Manitoba Provincial Treasurer
- In office March 2, 1904 – November 4, 1908
- Premier: Rodmond Roblin
- Preceded by: John Andrew Davidson
- Succeeded by: Hugh Armstrong

Member of the Legislative Assembly of Manitoba for Virden
- In office July 20, 1903 – November 9, 1908
- Preceded by: James Simpson
- Succeeded by: Harvey Simpson

Personal details
- Born: May 20, 1854 Prince Albert, Ontario County, Canada West
- Died: November 9, 1908 (aged 54)
- Education: Upper Canada College

= John Hume Agnew =

Canadian politician

John Hume Agnew (October 18, 1863 – November 9, 1908) was a politician in Manitoba, Canada. He served in the Legislative Assembly of Manitoba from 1903 until his death as a member of the Conservative Party, and was a prominent cabinet minister in the government of Rodmond Roblin.

Agnew was born in Prince Albert, Ontario County, Canada West (now Ontario), the son of Dr. Niven Agnew and Jane Somerville Ross, and was educated at Upper Canada College.
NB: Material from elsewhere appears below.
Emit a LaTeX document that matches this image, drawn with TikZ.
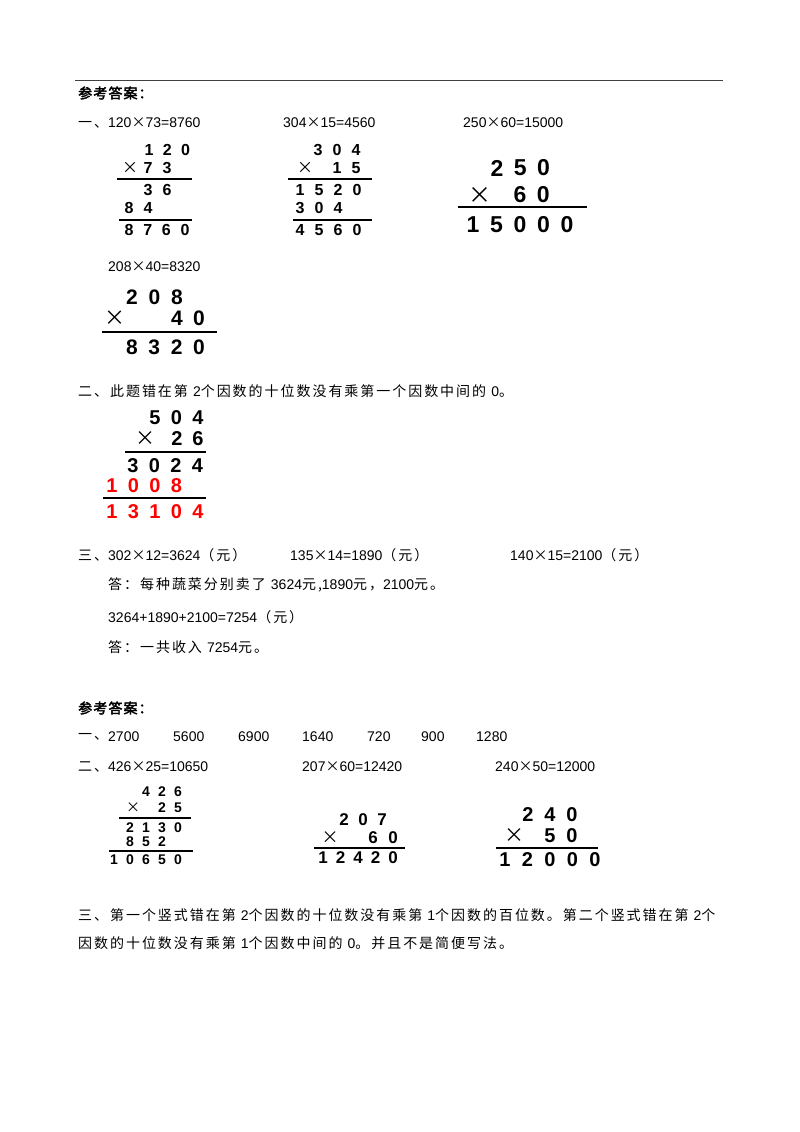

Agnew moved to Winnipeg with his family in 1879; he studied law, articling with James Albert Manning Aikins, and was called to the Manitoba bar in 1884. He practised law in Virden, Manitoba. In 1888, he married Anna M. Dickson. Agnew was a school trustee in Virden for over ten years, and was a town councillor for two. In religion, he was a member of the Church of England.

He was first elected to the Manitoba legislature in the 1903 provincial election, defeating Liberal candidate F.W. Clinigan by 25 votes in the Virden constituency. He was appointed to Roblin's cabinet on March 2, 1904 as Provincial Treasurer. New cabinet appointees were required to seek a renewed mandate from their electors in this period of Canadian history, and Agnew was returned for Virden without opposition on March 12.

He was re-elected with an increased majority in the 1907 election, and was retained as Provincial Treasurer in the legislative sitting that following. He died in office in 1908.